Like any good sequel, slight changes and updates to things makes it feel right and comfortable. And sometimes more of exactly the same is just was the producer ordered. Both Sword of Body and Mind and Argentum Armor are crazy Equipment cards right out of the Mirrodin block playbook.


This is a modern take on the "Equipment and creatures" type decks I used to whip up. While some classic faces appear, like Vulshok Battlemaster and Auriok Windwaker, it's the new-school versions of epic Equipment that steal the show. Between Stoneforge Mystic and Steelshaper's Gift access to protection from any, or potentially even all, colors of mana is available thanks to the diversity of "Sword of" cards.

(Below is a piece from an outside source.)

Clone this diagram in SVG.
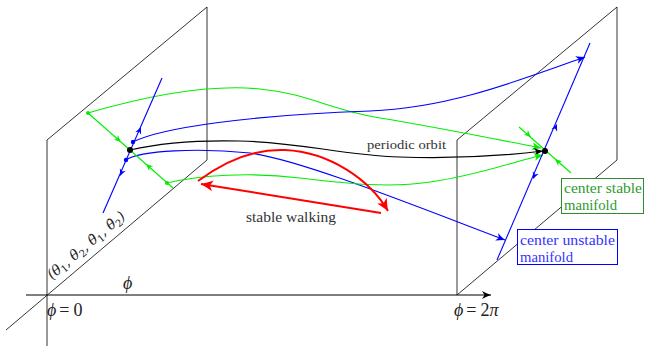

Since we can go find specifically what we want, Equipment like Argentum Armor and Grafted Exoskeleton provide unique ways to handle anything an opponent may have. And while some players, especially those getting used to seeing more of these creature-friendly artifacts, will be carrying ways to destroy Equipment, Mistveil Plains gives us a way to put ruined gear back into the library to go find again. Huzzah!

Unwrapping the Future

Find a Launch Party Near You!
Find a Launch Party Near You!

Scars of Mirrodin releases this Friday which means you can head to your local shop and pick up a few packs for yourself. Of course, doing just that at a Launch Party this weekend is exactly what I plan to do. Here is the laundry list of things I plan to do at my local one:

  • Draft or otherwise open a few packs among friends new and old.
  • Swap some cards for the newest ones I'm after.
  • Talk about the multitude of amazing things that can be done.
  • Swap stories about our experiences with the set.

It's been a whirlwind few weeks for me playing Magic and taking the time to settle down and relax (with cards still in hand, of course!) is something I'm really looking forward to. But if trying your hand at an event is up your alley you can always do that too. There's a little bit of everything at these gatherings and my bet is that you'll find something you wanted!